PROBLEM TO WORK ON –
Look through the data below and return each line where "this" appears.
## begin RECORD SET
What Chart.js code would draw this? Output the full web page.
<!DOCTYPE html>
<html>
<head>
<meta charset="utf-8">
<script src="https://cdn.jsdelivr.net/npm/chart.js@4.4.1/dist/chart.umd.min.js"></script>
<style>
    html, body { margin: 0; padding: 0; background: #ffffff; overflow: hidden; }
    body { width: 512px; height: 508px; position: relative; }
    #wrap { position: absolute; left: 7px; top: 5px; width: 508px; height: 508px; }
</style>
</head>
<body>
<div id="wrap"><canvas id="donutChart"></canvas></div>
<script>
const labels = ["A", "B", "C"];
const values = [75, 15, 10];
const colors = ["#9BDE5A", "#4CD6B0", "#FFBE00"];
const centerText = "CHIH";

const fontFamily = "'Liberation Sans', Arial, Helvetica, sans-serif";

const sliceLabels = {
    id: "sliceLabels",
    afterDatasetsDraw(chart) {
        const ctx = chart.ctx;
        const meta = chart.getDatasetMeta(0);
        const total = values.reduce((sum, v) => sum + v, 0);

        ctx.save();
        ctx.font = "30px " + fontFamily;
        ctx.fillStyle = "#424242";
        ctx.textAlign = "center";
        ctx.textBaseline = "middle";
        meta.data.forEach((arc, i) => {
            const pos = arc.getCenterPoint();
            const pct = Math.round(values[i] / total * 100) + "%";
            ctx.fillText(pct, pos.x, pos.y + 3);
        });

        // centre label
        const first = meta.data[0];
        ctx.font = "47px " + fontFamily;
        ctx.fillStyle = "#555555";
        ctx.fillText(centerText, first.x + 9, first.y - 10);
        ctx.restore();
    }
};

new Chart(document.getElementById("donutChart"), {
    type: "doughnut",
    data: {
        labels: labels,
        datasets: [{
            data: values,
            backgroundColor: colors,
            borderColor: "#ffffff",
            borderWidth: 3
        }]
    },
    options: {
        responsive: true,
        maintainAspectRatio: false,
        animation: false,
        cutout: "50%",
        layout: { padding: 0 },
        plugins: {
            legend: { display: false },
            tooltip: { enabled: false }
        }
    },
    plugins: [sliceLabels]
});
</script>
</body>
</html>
## end RECORD SET
## begin RECORD SET
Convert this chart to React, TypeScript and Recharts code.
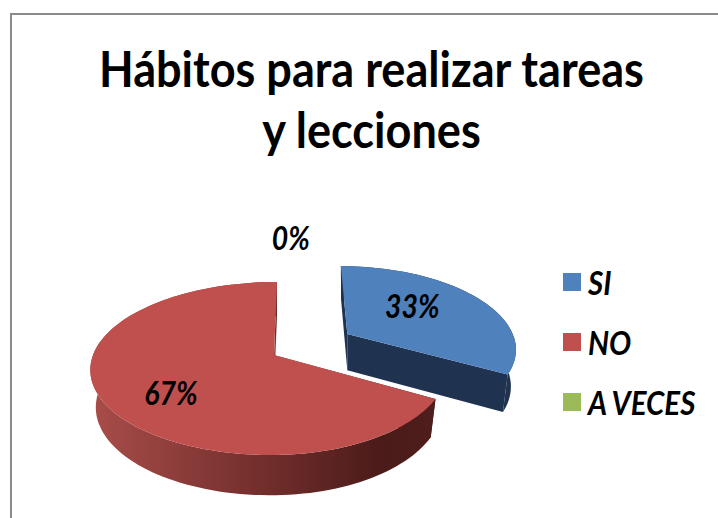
## end RECORD SET
EXERCISE SOLUTION –
What Chart.js code would draw this? Output the full web page.
Convert this chart to React, TypeScript and Recharts code.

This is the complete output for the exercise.